Metroid: Zero Mission is a very good game, but it's hampered severely by it's length.
The story here is rather simple. Samus Aryan is a intergalactic bounty hunter charged with the destruction of the Metroid, a creature with the ability to siphon the life out of any living being. After being stolen by the evil Space Pirates, the creature was hidden away on the Pirate's home base, Planet Zebes. Samus has to destroy the monster and those who have taken possession of it so as to ensure that they are not able to use it as a weapon against the rest of the universe.
Metroid is essentially a free-roaming two-dimensional platformer. You are placed at a starting point in a rather large world and given the freedom to wander around it as you see fit. At least that's how it was in it's original incarnation. In this game, you are given the aid of a hint system that more or less tells you exactly where to go, which may well disappoint people who like to figure these things out themselves, especially older fans of the series. It makes the game seem just a bit too easy to be told where to go instead of figuring it all out yourself, and given the game's relative length, that can be a very bad thing.
The rest of the gameplay remains pretty much the same. Everything controls and plays the way that it did in Super Metroid, or, more recently, in Metroid Fusion. You shoot enemies and open bubble doors to find new areas and so forth. Collecting upgrades is the only way to reach new areas, most of these are items that have been seen in older games in the series. The few new ones don't feel like major additions either, as they only give you the ability to do a few new things that eventually become almost entirely unnecessary anyway, like grabbing onto ledges and hanging from them. Eventually, after you collect most of your upgrades and find things like more missiles and energy tanks, the game appears to become a lot easier. Too easy, in fact. The difficulty level doesn't really seem to rise that much in comparison with your own powers, which makes the ending feel like a bit of a letdown.
The game looks fine graphically. Compared to Metroid Fusion, everything looks a bit on the cartoony side. It feels as if there's slightly less detail in everything. The game's colors all look a lot more vivid than they did before though, which helps it's appearance quite a bit. There aren't any glaring flaws in the visuals either, and all together everything here looks quite nice. Everything animates just as well as one could ask, and you can't blame what you see for anything that goes wrong during gameplay.
The sound in this game comes up to a very high standard. The music consists of several tunes from the original version of the game that have been remixed for the Game Boy Advance. These all sound quite nice and can be appreciated by anyone familiar with the series. Sound effects meet a high standard too, there's nothing to complain about with them either. You'll hear just about everything that you could expect from a Metroid game.

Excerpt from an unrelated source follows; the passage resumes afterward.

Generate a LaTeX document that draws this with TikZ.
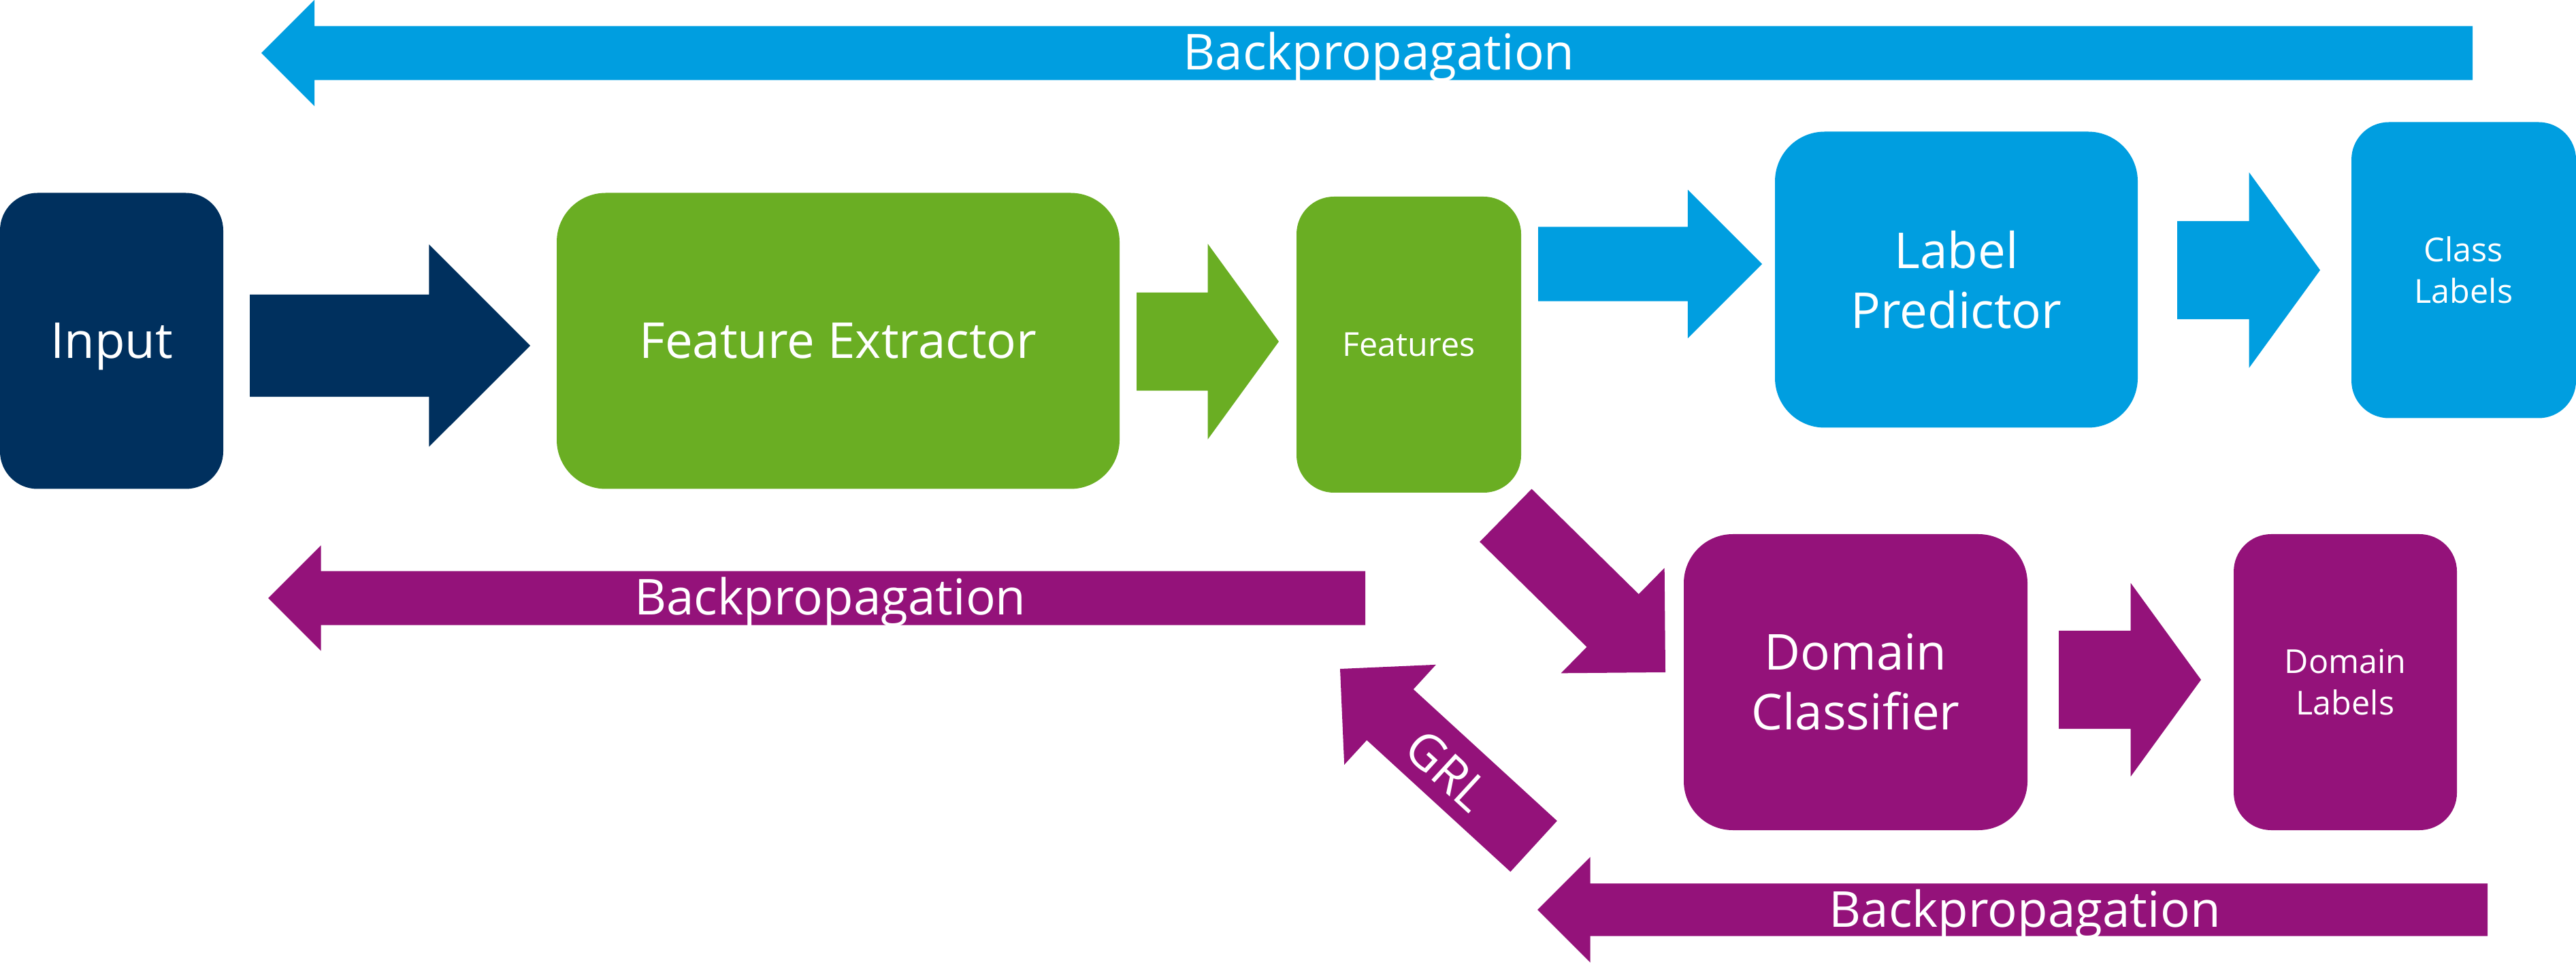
\documentclass[tikz,border=0pt]{standalone}
\usepackage{fontspec}
\setmainfont{Open Sans}
\usetikzlibrary{shapes.arrows}
\definecolor{inputblue}{HTML}{00305E}
\definecolor{featgreen}{HTML}{6AAE23}
\definecolor{labelblue}{HTML}{009EE0}
\definecolor{domainpurple}{HTML}{94127A}
\newcommand{\boxfont}{\fontsize{20.7}{25}\selectfont}
\newcommand{\tagfont}{\fontsize{13.8}{17.3}\selectfont}

\begin{document}
\begin{tikzpicture}[every node/.style={text=white, inner sep=0pt, outer sep=0pt},
	block/.style={rectangle, fill=#1, align=center, font=\boxfont, minimum height=4.35cm},
	blockarrow/.style 2 args={single arrow, fill=#1, inner ysep=#2, anchor=tip},
	bptext/.style={anchor=base, font=\boxfont}]
	\useasboundingbox (0,0) rectangle (37.85,-14.27);

	\node[block=inputblue, minimum width=3.28cm, rounded corners=0.55cm, text depth=0pt] (input) at (1.64,-5.01) {Input};
	\node[block=featgreen, minimum width=8.27cm, rounded corners=0.72cm] (extractor) at (12.315,-5.01) {Feature Extractor};
	\node[block=featgreen, minimum width=3.30cm, rounded corners=0.55cm, font=\tagfont] (features) at (20.70,-5.065) {Features};
	\node[block=labelblue, minimum width=5.33cm, rounded corners=0.73cm] (predictor) at (28.745,-4.11) {Label\\Predictor};
	\node[block=labelblue, minimum width=3.30cm, rounded corners=0.55cm, font=\tagfont] (classlabels) at (36.20,-3.97) {Class\\Labels};
	\node[block=domainpurple, minimum width=5.05cm, rounded corners=0.72cm] (classifier) at (27.265,-10.025) {Domain\\Classifier};
	\node[block=domainpurple, minimum width=3.28cm, rounded corners=0.55cm, font=\tagfont] (domainlabels) at (34.46,-10.025) {Domain\\Labels};

	\node[blockarrow={inputblue}{0.745cm}, minimum height=4.12cm, minimum width=2.96cm, single arrow head extend=0.735cm] (a1) at (7.79,-5.08) {};
	\node[blockarrow={featgreen}{0.715cm}, minimum height=2.09cm, minimum width=2.86cm, single arrow head extend=0.715cm, single arrow tip angle=108] (a2) at (18.79,-5.02) {};
	\node[blockarrow={labelblue}{0.54cm}, minimum height=3.29cm, minimum width=2.17cm, single arrow head extend=0.545cm] (a3) at (25.89,-3.88) {};
	\node[blockarrow={labelblue}{0.715cm}, minimum height=2.10cm, minimum width=2.86cm, single arrow head extend=0.715cm, single arrow tip angle=108] (a4) at (34.09,-3.97) {};
	\node[blockarrow={domainpurple}{0.5375cm}, rotate=-44.5, minimum height=3.29cm, minimum width=2.16cm, single arrow head extend=0.54cm] (a5) at (24.47,-9.88) {};
	\node[blockarrow={domainpurple}{0.715cm}, minimum height=2.09cm, minimum width=2.83cm, single arrow head extend=0.70cm, single arrow tip angle=108] (a6) at (32.34,-9.99) {};
	\node[blockarrow={domainpurple}{0.50cm}, rotate=137.5, minimum height=3.86cm, minimum width=1.98cm, single arrow head extend=0.49cm] (grl) at (19.69,-9.83) {};

	\node[blockarrow={labelblue}{0.39cm}, rotate=180, minimum height=32.49cm, minimum width=1.55cm, single arrow head extend=0.385cm] (bptop) at (3.84,-0.78) {};
	\node[blockarrow={domainpurple}{0.39cm}, rotate=180, minimum height=16.12cm, minimum width=1.54cm, single arrow head extend=0.38cm] (bpmid) at (3.94,-8.79) {};
	\node[blockarrow={domainpurple}{0.38cm}, rotate=180, minimum height=13.96cm, minimum width=1.54cm, single arrow head extend=0.39cm] (bpbot) at (22.59,-13.37) {};

	\node[bptext] (bptoptext) at (20.26,-1.03) {Backpropagation};
	\node[bptext] (bpmidtext) at (12.20,-9.04) {Backpropagation};
	\node[bptext] (bpbottext) at (29.75,-13.62) {Backpropagation};
	\node[font=\boxfont, rotate=-42.5] (grltext) at (21.27,-11.32) {GRL};
\end{tikzpicture}
\end{document}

Metroid: Zero Mission is an otherwise fine game that's hurt severely by it's length and it's difficulty. It's very easy to finish the game in around two hours with a little practice. Not only that, but once you've done that all you have is to either play it on a higher difficulty setting, which doesn't increase the difficulty that much, or try out the NES Metroid, which is a fun game itself but feels a bit outdated these days. It's a good quick pick-up, worth any GBA owner's time, but it just doesn't feel nearly substantial enough. It's too short and too easy to meet the standards of other games in the series perfectly.